Museo de la Revolución (Museum of the Revolution)

The Museum of the Revolution: As Americans, we didn’t feel much love here. You can imagine why.

What follows are snippets of the most interesting things we saw.

 

This building used to be the Presidential Palace. What do you do when you overthrow the government to form an egalitarian society, and find yourself with a giant palace? Why you make it into a museum, of course!

 

 

 

One of the most important battles of the revolution actually took place inside this palace and left bullet holes as an eerie reminder.

 

This place was, indeed, palatial. It was far and away the most lavish place we saw in Cuba.

 

Corner of the Cretins. The plaques read as follows. “Ronald Regan: Thank you cretin for helped us TO STRENGTHEN THE REVOLUTION. George Bush Sr: Thank you cretin for helped us TO CONSOLIDATE THE REVOLUTION.  W Bush.

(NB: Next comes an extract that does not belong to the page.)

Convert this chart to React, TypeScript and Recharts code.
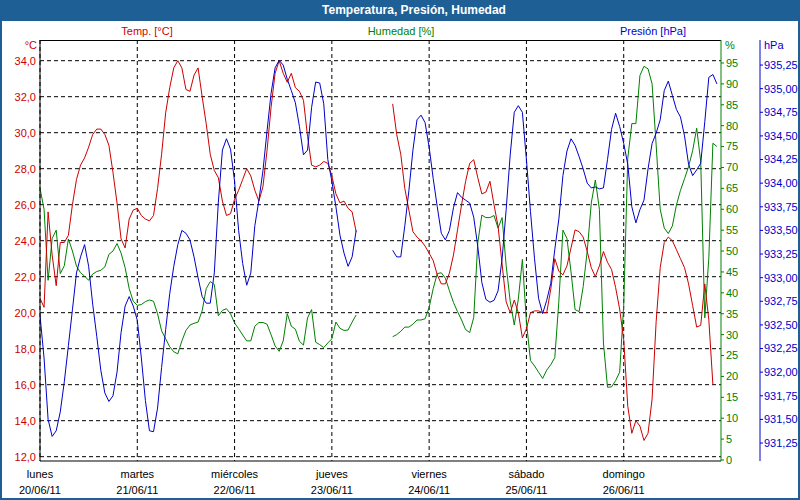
import React from 'react'
import {
  LineChart,
  Line,
  XAxis,
  YAxis,
  CartesianGrid,
} from 'recharts'

// one reading per hour, lunes 20/06/11 00:00 .. lunes 27/06/11 00:00
const hours = Array.from({ length: 169 }, (_, i) => i)

const dayTicks = [0, 24, 48, 72, 96, 120, 144]
const dayNames = ['lunes', 'martes', 'miércoles', 'jueves', 'viernes', 'sábado', 'domingo']
const dayDates = ['20/06/11', '21/06/11', '22/06/11', '23/06/11', '24/06/11', '25/06/11', '26/06/11']

const tempTicks = [12, 14, 16, 18, 20, 22, 24, 26, 28, 30, 32, 34]
const humTicks = [0, 5, 10, 15, 20, 25, 30, 35, 40, 45, 50, 55, 60, 65, 70, 75, 80, 85, 90, 95]
const presTicks = [931.25, 931.5, 931.75, 932, 932.25, 932.5, 932.75, 933, 933.25, 933.5, 933.75, 934, 934.25, 934.5, 934.75, 935, 935.25]

// Temp. [°C]
const temp = [
  20.8, 20.3, 25.6, 23.2, 21.5, 23.9, 23.9, 24.3, 26.0, 27.4, // 0
  28.2, 28.6, 29.2, 29.9, 30.2, 30.2, 29.9, 29.3, 27.8, 26.1, // 10
  24.1, 23.6, 25.2, 25.7, 25.8, 25.4, 25.2, 25.1, 25.4, 26.9, // 20
  28.8, 31.1, 32.5, 33.6, 34.0, 33.6, 32.4, 32.3, 33.2, 33.6, // 30
  32.0, 30.5, 28.8, 27.9, 27.5, 26.2, 25.4, 25.5, 26.3, 26.8, // 40
  27.4, 28.0, 27.6, 26.8, 26.2, 27.0, 29.0, 31.4, 33.3, 34.0, // 50
  33.3, 32.8, 33.3, 32.5, 32.3, 31.8, 29.8, 28.2, 28.1, 28.2, // 60
  28.4, 28.3, 27.6, 26.6, 26.1, 26.2, 25.8, 25.6, 24.5, null, // 70
  null, null, null, null, null, null, null, 31.6, 29.9, 28.8, // 80
  26.9, 25.7, 24.5, 24.2, 24.0, 23.7, 23.3, 22.9, 22.1, 21.6, // 90
  21.6, 22.2, 23.2, 24.6, 26.0, 27.3, 28.3, 28.5, 27.5, 26.6, // 100
  26.7, 27.3, 26.0, 24.8, 22.7, 20.6, 20.0, 20.7, 20.0, 18.6, // 110
  19.1, 20.0, 20.1, 20.1, 20.0, 20.0, 21.3, 23.0, 22.3, 22.1, // 120
  22.6, 23.6, 24.6, 24.5, 24.2, 23.4, 22.5, 22.0, 22.6, 23.4, // 130
  22.8, 22.4, 21.4, 20.2, 18.5, 14.8, 13.3, 14.0, 13.7, 12.9, // 140
  13.3, 15.2, 19.5, 22.5, 23.9, 24.2, 24.0, 23.5, 23.0, 22.5, // 150
  21.6, 20.4, 19.2, 19.3, 21.6, 19.6, 16.0, null, null, // 160
]

// Humedad [%]
const hum = [
  65.0, 60.0, 43.0, 53.0, 55.0, 44.6, 46.5, 52.9, 50.0, 46.4, // 0
  44.8, 44.0, 43.0, 44.5, 45.1, 45.4, 46.2, 49.2, 50.0, 51.8, // 10
  49.5, 46.0, 41.0, 38.0, 37.0, 37.2, 37.9, 38.3, 38.0, 35.0, // 20
  30.9, 29.0, 27.1, 25.9, 25.4, 28.5, 31.0, 32.3, 32.7, 33.0, // 30
  35.7, 41.0, 42.7, 42.0, 34.5, 35.8, 36.2, 35.0, 32.8, 31.4, // 40
  29.9, 28.5, 28.5, 32.0, 32.9, 32.9, 32.5, 30.0, 27.3, 26.0, // 50
  28.5, 35.0, 32.0, 31.3, 28.4, 27.5, 34.0, 36.0, 28.2, 27.6, // 60
  26.9, 28.0, 29.0, 33.0, 31.5, 31.0, 31.1, 33.0, 34.7, null, // 70
  null, null, null, null, null, null, null, 29.5, 30.0, 30.8, // 80
  31.8, 31.8, 32.5, 33.5, 33.5, 33.8, 36.5, 41.0, 44.6, 44.8, // 90
  43.5, 40.5, 37.7, 35.5, 33.5, 31.2, 30.5, 34.1, 52.0, 58.6, // 100
  58.0, 58.0, 58.5, 55.5, 58.0, 46.5, 38.0, 32.3, 38.5, 48.0, // 110
  33.0, 23.8, 22.5, 21.0, 19.5, 21.5, 22.8, 24.5, 38.0, 55.0, // 120
  53.0, 45.0, 36.0, 35.5, 41.5, 50.0, 61.5, 67.0, 60.0, 28.0, // 130
  17.4, 17.5, 19.0, 21.0, 37.0, 72.2, 80.5, 80.5, 92.0, 94.2, // 140
  93.6, 90.0, 75.4, 60.0, 55.5, 54.2, 56.0, 61.0, 64.5, 67.3, // 150
  70.2, 74.0, 79.4, 71.4, 34.0, 48.4, 75.8, 75.0, null, // 160
]

// Presión [hPa]
const pres = [
  932.6, 932.15, 931.5, 931.32, 931.38, 931.58, 931.9, 932.28, 932.66, 933.05, // 0
  933.22, 933.35, 933.12, 932.72, 932.38, 932.02, 931.78, 931.69, 931.75, 932.0, // 10
  932.42, 932.7, 932.8, 932.7, 932.55, 932.15, 931.7, 931.38, 931.37, 931.62, // 20
  932.05, 932.45, 932.83, 933.12, 933.35, 933.5, 933.47, 933.4, 933.22, 933.0, // 30
  932.8, 932.73, 932.73, 933.05, 933.8, 934.35, 934.47, 934.36, 934.02, 933.5, // 40
  933.15, 932.92, 933.05, 933.55, 933.82, 934.13, 934.55, 934.95, 935.22, 935.3, // 50
  935.25, 935.1, 934.98, 934.85, 934.6, 934.3, 934.35, 934.8, 935.07, 935.06, // 60
  934.84, 934.25, 934.02, 933.75, 933.45, 933.26, 933.12, 933.22, 933.5, null, // 70
  null, null, null, null, null, null, null, 933.29, 933.22, 933.22, // 80
  933.55, 933.92, 934.35, 934.67, 934.72, 934.64, 934.38, 934.05, 933.75, 933.47, // 90
  933.4, 933.5, 933.74, 933.9, 933.85, 933.82, 933.79, 933.64, 933.33, 932.95, // 100
  932.77, 932.74, 932.76, 932.86, 933.2, 933.72, 934.3, 934.75, 934.82, 934.75, // 110
  934.25, 933.7, 933.2, 932.78, 932.62, 932.76, 932.94, 933.3, 933.62, 934.08, // 120
  934.34, 934.47, 934.4, 934.28, 934.15, 934.0, 933.95, 933.96, 933.94, 933.95, // 130
  934.25, 934.57, 934.74, 934.6, 934.42, 934.2, 933.75, 933.58, 933.72, 933.82, // 140
  934.15, 934.42, 934.53, 934.67, 934.98, 935.08, 934.93, 934.78, 934.7, 934.5, // 150
  934.2, 934.08, 934.14, 934.21, 934.65, 935.12, 935.15, 935.05, null, // 160
]

const data = hours.map((h, i) => ({ h, temp: temp[i], hum: hum[i], pres: pres[i] }))

const RED = '#cc0000'
const GREEN = '#008000'
const BLUE = '#0000cc'
const FRAME = '#1e5f96'
const FONT = '"Liberation Sans", Arial, sans-serif'

const comma = (v: number, d: number) => v.toFixed(d).replace('.', ',')

const DayTick = (props: any) => {
  const { x, y, payload } = props
  const i = dayTicks.indexOf(payload.value)
  if (i < 0) return null
  return (
    <g>
      <text x={x} y={y + 15} textAnchor="middle" fontSize={11} fontFamily={FONT} fill="#000">
        {dayNames[i]}
      </text>
      <text x={x} y={y + 31} textAnchor="middle" fontSize={11} fontFamily={FONT} fill="#000">
        {dayDates[i]}
      </text>
    </g>
  )
}

const label = (text: string, color: string, left: number, top: number, align: 'left' | 'center' | 'right' = 'center') => (
  <div
    style={{
      position: 'absolute',
      left: align === 'center' ? left - 100 : align === 'right' ? left - 200 : left,
      top,
      width: align === 'left' ? 'auto' : 200,
      textAlign: align,
      color,
      fontSize: 11,
      fontFamily: FONT,
      lineHeight: '13px',
      whiteSpace: 'nowrap',
    }}
  >
    {text}
  </div>
)

export default function App() {
  return (
    <div
      style={{
        position: 'absolute',
        left: 0,
        top: 0,
        width: 800,
        height: 500,
        background: '#fff',
        overflow: 'hidden',
      }}
    >
      <div style={{ position: 'absolute', left: 0, top: 0, width: 800, height: 21, background: FRAME }} />
      <div
        style={{
          position: 'absolute',
          left: 214,
          top: 3,
          width: 400,
          textAlign: 'center',
          color: '#fff',
          fontWeight: 'bold',
          fontSize: 12,
          fontFamily: FONT,
          lineHeight: '15px',
        }}
      >
        Temperatura, Presión, Humedad
      </div>
      <div style={{ position: 'absolute', left: 0, top: 0, width: 2, height: 500, background: FRAME }} />
      <div style={{ position: 'absolute', right: 0, top: 0, width: 2, height: 500, background: FRAME }} />
      <div style={{ position: 'absolute', left: 0, bottom: 0, width: 800, height: 2, background: FRAME }} />

      {label('Temp. [°C]', RED, 147, 25)}
      {label('Humedad [%]', GREEN, 401, 25)}
      {label('Presión [hPa]', BLUE, 653, 25)}
      {label('°C', RED, 37, 39, 'right')}
      {label('%', GREEN, 725, 39, 'left')}
      {label('hPa', BLUE, 764, 39, 'left')}

      <div style={{ position: 'absolute', left: 40, top: 40, width: 681, height: 1, background: '#000' }} />

      <div style={{ position: 'absolute', left: 0, top: 0 }}>
        <LineChart width={800} height={500} data={data} margin={{ top: 40, right: 0, bottom: 0, left: 0 }}>
          <CartesianGrid
            yAxisId="t"
            stroke="#000"
            strokeDasharray="4 3"
            horizontalValues={tempTicks}
            verticalValues={dayTicks}
          />
          <XAxis
            dataKey="h"
            type="number"
            domain={[0, 168]}
            ticks={dayTicks}
            interval={0}
            height={39}
            stroke="#000"
            tickLine={false}
            tickSize={0}
            tick={<DayTick />}
            allowDataOverflow
          />
          <YAxis
            yAxisId="t"
            orientation="left"
            width={40}
            domain={[11.76, 35.15]}
            ticks={tempTicks}
            interval={0}
            allowDataOverflow
            stroke="#000"
            tickLine={false}
            tickSize={0}
            tickMargin={4}
            tick={{ fill: RED, fontSize: 11, fontFamily: FONT }}
            tickFormatter={(v: number) => comma(v, 1)}
          />
          <YAxis
            yAxisId="h"
            orientation="right"
            width={39}
            domain={[-0.24, 100.5]}
            ticks={humTicks}
            interval={0}
            allowDataOverflow
            stroke={GREEN}
            tickSize={3}
            tickMargin={2}
            tick={{ fill: GREEN, fontSize: 11, fontFamily: FONT, textAnchor: 'start' }}
          />
          <YAxis
            yAxisId="p"
            orientation="right"
            width={40}
            domain={[931.06, 935.515]}
            ticks={presTicks}
            interval={0}
            allowDataOverflow
            stroke={BLUE}
            tickSize={3}
            tickMargin={1}
            tick={{ fill: BLUE, fontSize: 11, fontFamily: FONT, textAnchor: 'start' }}
            tickFormatter={(v: number) => comma(v, 2)}
          />
          <Line yAxisId="h" type="linear" dataKey="hum" stroke={GREEN} strokeWidth={1} dot={false} isAnimationActive={false} />
          <Line yAxisId="t" type="linear" dataKey="temp" stroke={RED} strokeWidth={1} dot={false} isAnimationActive={false} />
          <Line yAxisId="p" type="linear" dataKey="pres" stroke={BLUE} strokeWidth={1} dot={false} isAnimationActive={false} />
        </LineChart>
      </div>
    </div>
  )
}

Thank you cretin for helped us TO MAKE SOCIALISM IRREVOCABLE.”

 

This third grader’s drawing won an honorable mention in a contest to represent the spirit of the Museum of the Revolution for an anniversary event. It was shocking to me at first, because we wouldn’t usually reward this kind of thing in the US. But taken in the context of the larger rhetoric… perhaps it’s not so surprising.

 

The tank reads “26 of June. Constructed by the workers of C. Andreita”

 

A recurring motif from our trip was that if Cubans are lacking something, they *will* figure out a way to make it. Including armored vehicles. Out of tractors.

 

The gift shop has a selection of books, all are used, and over half are about the United States taking military action against Latin America.

 

Those subtitles do not mean the same thing. Read carefully…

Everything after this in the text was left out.